• Given instruction
Quote verbatim everything from the line containing "Write the Apache ECharts code for this chart." down to the line containing "const ratioHuBTg = [0.06, 1.96, 0.30, 0.11, 0.05];", with both of those lines included and no others.

• Given information
begin

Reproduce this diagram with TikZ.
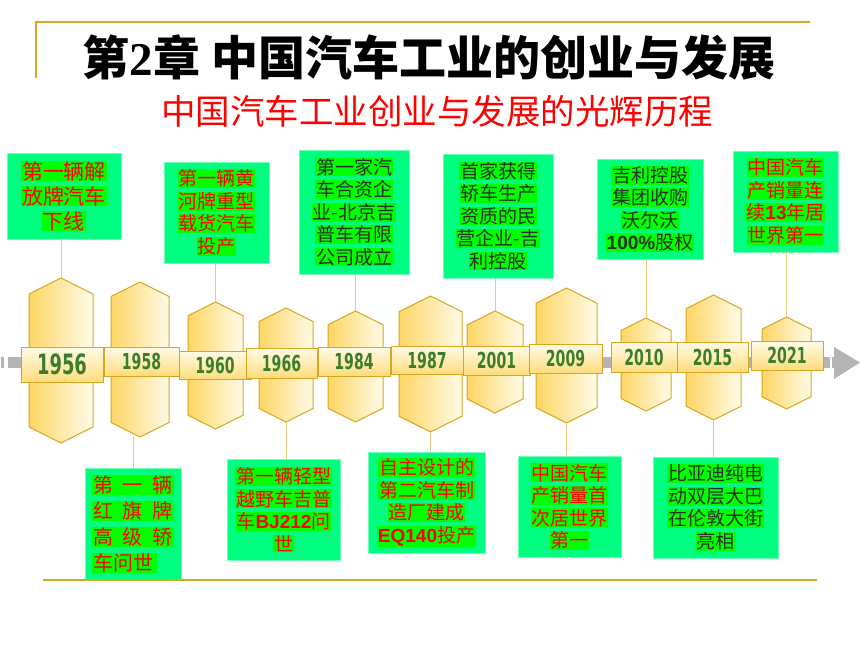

end
begin

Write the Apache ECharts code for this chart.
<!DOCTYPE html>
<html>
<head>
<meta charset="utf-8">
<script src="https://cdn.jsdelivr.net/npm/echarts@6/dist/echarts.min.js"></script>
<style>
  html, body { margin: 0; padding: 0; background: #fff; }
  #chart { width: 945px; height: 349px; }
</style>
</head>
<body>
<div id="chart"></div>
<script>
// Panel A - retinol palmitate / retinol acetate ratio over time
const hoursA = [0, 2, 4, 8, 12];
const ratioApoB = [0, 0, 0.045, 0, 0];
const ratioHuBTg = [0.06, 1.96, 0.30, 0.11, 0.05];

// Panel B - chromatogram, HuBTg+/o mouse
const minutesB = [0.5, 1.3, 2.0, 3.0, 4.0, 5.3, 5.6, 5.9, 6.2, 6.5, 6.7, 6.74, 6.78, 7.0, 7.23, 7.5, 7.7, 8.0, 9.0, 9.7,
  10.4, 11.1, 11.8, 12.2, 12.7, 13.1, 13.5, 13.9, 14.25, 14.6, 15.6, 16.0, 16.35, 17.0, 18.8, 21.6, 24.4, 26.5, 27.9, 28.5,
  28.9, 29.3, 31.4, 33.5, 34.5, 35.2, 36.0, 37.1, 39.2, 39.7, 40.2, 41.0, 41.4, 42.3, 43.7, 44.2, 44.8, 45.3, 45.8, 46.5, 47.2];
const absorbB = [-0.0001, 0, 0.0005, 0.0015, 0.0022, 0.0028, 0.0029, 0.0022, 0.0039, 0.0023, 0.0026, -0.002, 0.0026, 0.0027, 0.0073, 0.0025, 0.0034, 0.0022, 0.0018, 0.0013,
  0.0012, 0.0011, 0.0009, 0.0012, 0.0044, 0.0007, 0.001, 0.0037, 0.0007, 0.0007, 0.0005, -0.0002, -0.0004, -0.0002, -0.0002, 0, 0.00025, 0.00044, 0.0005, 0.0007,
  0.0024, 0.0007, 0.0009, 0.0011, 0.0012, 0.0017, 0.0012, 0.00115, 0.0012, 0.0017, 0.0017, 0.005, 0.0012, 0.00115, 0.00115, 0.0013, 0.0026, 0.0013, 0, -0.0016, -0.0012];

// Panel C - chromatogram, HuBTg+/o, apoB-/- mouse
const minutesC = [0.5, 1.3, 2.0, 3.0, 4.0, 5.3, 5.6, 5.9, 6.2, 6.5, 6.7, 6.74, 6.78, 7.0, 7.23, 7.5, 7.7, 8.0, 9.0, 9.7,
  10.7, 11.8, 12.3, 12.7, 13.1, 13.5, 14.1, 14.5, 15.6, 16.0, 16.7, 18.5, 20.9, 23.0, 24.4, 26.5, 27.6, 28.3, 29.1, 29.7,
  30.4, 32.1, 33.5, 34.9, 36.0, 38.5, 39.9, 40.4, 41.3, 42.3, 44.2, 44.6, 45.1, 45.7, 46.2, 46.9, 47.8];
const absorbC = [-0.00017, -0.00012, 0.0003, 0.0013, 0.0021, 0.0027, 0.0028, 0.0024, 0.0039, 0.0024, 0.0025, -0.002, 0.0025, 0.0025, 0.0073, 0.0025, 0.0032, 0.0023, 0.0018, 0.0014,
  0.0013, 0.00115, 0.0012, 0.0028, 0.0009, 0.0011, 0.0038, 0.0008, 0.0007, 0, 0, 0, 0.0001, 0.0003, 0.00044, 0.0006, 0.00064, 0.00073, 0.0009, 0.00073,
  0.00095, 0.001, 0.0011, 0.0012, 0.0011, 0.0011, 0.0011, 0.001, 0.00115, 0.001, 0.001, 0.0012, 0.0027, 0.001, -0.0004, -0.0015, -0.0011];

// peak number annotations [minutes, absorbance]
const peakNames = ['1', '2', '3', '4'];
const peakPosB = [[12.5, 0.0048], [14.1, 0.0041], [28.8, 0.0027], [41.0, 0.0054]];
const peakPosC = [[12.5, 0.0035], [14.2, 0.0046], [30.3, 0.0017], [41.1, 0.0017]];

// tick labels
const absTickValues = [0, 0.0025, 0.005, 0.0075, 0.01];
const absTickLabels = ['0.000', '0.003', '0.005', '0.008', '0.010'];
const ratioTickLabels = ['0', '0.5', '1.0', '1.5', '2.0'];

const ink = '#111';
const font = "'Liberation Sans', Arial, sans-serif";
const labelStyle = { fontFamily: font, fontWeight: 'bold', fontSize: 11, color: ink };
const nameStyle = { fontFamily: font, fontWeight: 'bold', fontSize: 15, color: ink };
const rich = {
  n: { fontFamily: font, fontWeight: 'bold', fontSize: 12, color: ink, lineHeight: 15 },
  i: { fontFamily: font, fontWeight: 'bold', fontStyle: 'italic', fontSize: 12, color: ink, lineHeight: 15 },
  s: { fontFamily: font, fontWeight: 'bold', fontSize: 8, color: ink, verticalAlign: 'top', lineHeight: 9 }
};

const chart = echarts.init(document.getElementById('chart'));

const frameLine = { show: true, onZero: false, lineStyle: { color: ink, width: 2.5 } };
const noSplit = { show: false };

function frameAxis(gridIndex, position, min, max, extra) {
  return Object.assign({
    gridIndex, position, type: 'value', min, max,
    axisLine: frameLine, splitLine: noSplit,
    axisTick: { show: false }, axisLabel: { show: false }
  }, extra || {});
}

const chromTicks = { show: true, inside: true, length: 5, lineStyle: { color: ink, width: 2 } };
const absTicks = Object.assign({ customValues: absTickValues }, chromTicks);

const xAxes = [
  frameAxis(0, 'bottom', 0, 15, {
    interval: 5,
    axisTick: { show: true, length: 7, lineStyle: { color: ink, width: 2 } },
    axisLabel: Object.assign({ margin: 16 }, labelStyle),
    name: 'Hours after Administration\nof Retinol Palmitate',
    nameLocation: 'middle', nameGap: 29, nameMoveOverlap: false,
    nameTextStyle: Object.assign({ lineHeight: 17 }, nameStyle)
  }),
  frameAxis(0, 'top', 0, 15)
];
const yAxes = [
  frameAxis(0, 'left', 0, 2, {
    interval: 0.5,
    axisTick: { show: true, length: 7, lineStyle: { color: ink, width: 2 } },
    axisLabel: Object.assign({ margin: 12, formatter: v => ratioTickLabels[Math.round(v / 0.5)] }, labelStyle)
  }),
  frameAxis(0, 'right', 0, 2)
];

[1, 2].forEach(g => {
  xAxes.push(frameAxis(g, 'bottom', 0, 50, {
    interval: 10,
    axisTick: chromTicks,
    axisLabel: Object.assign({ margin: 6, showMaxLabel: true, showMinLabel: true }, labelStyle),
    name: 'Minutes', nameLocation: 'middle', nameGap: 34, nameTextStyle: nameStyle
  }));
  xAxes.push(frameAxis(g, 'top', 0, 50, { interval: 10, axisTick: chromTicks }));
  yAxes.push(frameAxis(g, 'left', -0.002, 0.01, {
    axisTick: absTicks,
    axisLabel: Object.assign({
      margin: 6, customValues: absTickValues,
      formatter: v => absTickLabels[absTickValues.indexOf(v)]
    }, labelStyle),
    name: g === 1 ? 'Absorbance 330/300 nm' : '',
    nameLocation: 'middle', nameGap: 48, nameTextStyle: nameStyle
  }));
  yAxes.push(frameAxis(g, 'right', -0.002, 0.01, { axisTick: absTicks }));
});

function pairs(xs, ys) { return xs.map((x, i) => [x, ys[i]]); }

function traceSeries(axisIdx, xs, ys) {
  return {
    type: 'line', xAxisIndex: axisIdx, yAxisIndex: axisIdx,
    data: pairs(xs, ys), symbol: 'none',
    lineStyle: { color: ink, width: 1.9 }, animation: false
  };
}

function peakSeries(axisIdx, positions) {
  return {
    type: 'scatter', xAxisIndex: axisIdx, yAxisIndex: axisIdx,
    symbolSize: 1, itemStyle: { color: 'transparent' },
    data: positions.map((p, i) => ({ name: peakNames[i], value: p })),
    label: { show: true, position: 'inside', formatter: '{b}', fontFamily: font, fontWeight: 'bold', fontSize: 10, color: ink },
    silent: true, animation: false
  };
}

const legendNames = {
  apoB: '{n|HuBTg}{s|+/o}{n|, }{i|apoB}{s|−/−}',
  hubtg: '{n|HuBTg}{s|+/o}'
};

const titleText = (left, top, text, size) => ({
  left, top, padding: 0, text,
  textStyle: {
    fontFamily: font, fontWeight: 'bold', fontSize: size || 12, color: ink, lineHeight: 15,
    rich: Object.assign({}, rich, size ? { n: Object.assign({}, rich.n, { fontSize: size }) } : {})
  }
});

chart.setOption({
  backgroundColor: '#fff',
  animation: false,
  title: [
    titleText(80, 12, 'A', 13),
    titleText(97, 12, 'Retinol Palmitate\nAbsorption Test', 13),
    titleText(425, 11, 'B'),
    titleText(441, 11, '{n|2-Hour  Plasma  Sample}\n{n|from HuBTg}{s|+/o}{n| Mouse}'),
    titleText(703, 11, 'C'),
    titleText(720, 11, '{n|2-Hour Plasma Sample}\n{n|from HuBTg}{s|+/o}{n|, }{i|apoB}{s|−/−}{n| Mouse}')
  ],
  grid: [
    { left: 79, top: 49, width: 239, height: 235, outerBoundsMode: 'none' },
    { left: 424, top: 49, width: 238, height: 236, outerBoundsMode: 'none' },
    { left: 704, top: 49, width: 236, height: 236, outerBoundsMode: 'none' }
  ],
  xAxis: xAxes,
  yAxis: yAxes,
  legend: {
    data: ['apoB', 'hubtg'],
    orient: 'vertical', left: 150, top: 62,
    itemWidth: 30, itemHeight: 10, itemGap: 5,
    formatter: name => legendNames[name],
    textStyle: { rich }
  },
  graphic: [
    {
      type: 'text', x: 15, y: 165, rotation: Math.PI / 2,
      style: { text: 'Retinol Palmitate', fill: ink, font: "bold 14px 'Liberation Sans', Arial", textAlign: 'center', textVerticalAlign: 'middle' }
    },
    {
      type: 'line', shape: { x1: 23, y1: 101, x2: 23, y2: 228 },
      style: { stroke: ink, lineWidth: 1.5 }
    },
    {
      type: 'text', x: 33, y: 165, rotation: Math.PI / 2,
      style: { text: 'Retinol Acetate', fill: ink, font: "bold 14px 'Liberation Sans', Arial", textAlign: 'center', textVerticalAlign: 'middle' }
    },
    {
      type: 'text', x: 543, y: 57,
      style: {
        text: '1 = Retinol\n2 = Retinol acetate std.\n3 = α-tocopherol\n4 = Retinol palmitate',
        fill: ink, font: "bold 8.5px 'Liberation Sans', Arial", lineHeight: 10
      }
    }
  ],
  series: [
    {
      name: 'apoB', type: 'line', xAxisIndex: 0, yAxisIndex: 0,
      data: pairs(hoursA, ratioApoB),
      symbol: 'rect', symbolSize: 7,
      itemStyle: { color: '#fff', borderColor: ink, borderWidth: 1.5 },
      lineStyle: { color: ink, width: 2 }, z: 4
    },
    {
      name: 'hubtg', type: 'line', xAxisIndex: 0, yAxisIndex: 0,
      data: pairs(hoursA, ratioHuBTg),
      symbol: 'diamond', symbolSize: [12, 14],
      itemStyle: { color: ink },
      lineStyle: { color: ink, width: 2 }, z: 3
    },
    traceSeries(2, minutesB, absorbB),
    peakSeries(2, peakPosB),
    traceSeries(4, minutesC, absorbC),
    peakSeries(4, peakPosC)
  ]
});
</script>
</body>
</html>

end
begin

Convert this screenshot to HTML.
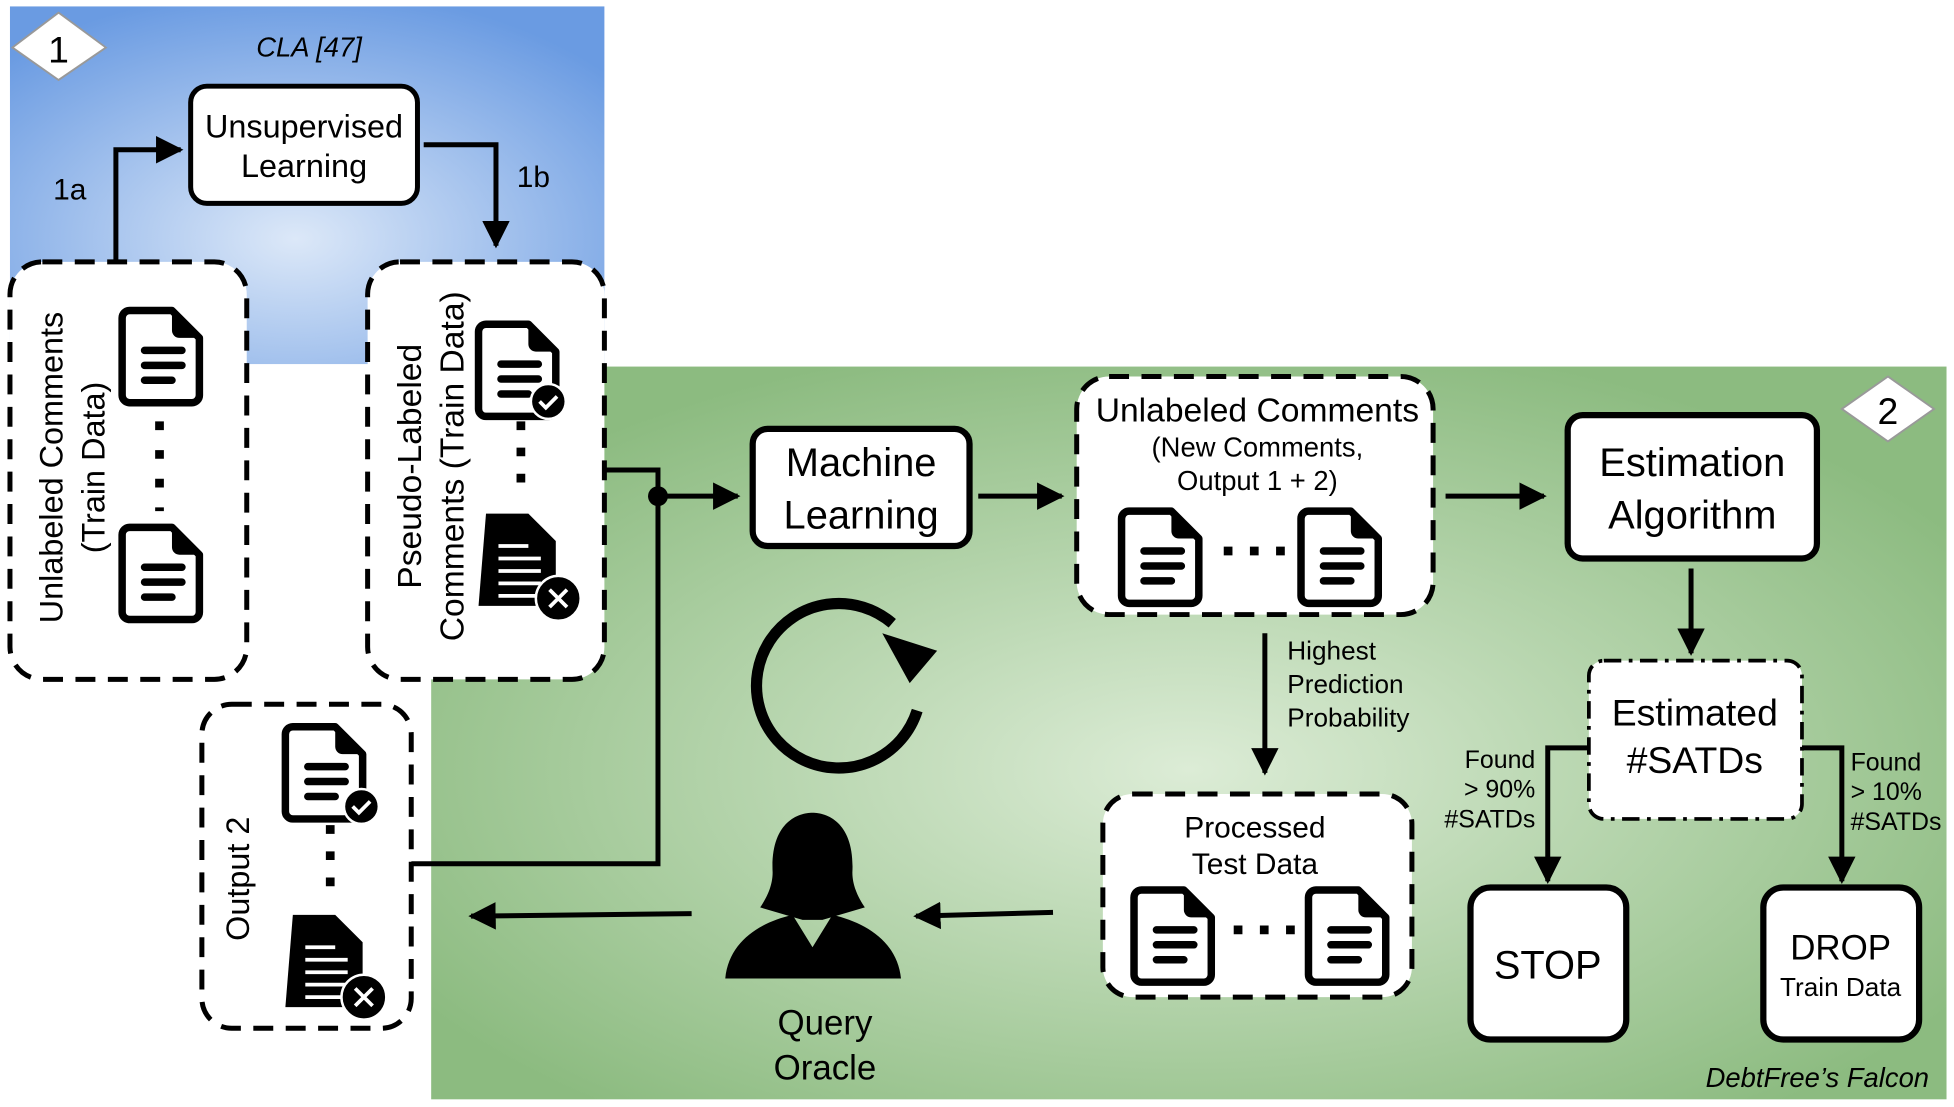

end

• Task solution
Write the Apache ECharts code for this chart.
<!DOCTYPE html>
<html>
<head>
<meta charset="utf-8">
<script src="https://cdn.jsdelivr.net/npm/echarts@6/dist/echarts.min.js"></script>
<style>
  html, body { margin: 0; padding: 0; background: #fff; }
  #chart { width: 945px; height: 349px; }
</style>
</head>
<body>
<div id="chart"></div>
<script>
// Panel A - retinol palmitate / retinol acetate ratio over time
const hoursA = [0, 2, 4, 8, 12];
const ratioApoB = [0, 0, 0.045, 0, 0];
const ratioHuBTg = [0.06, 1.96, 0.30, 0.11, 0.05];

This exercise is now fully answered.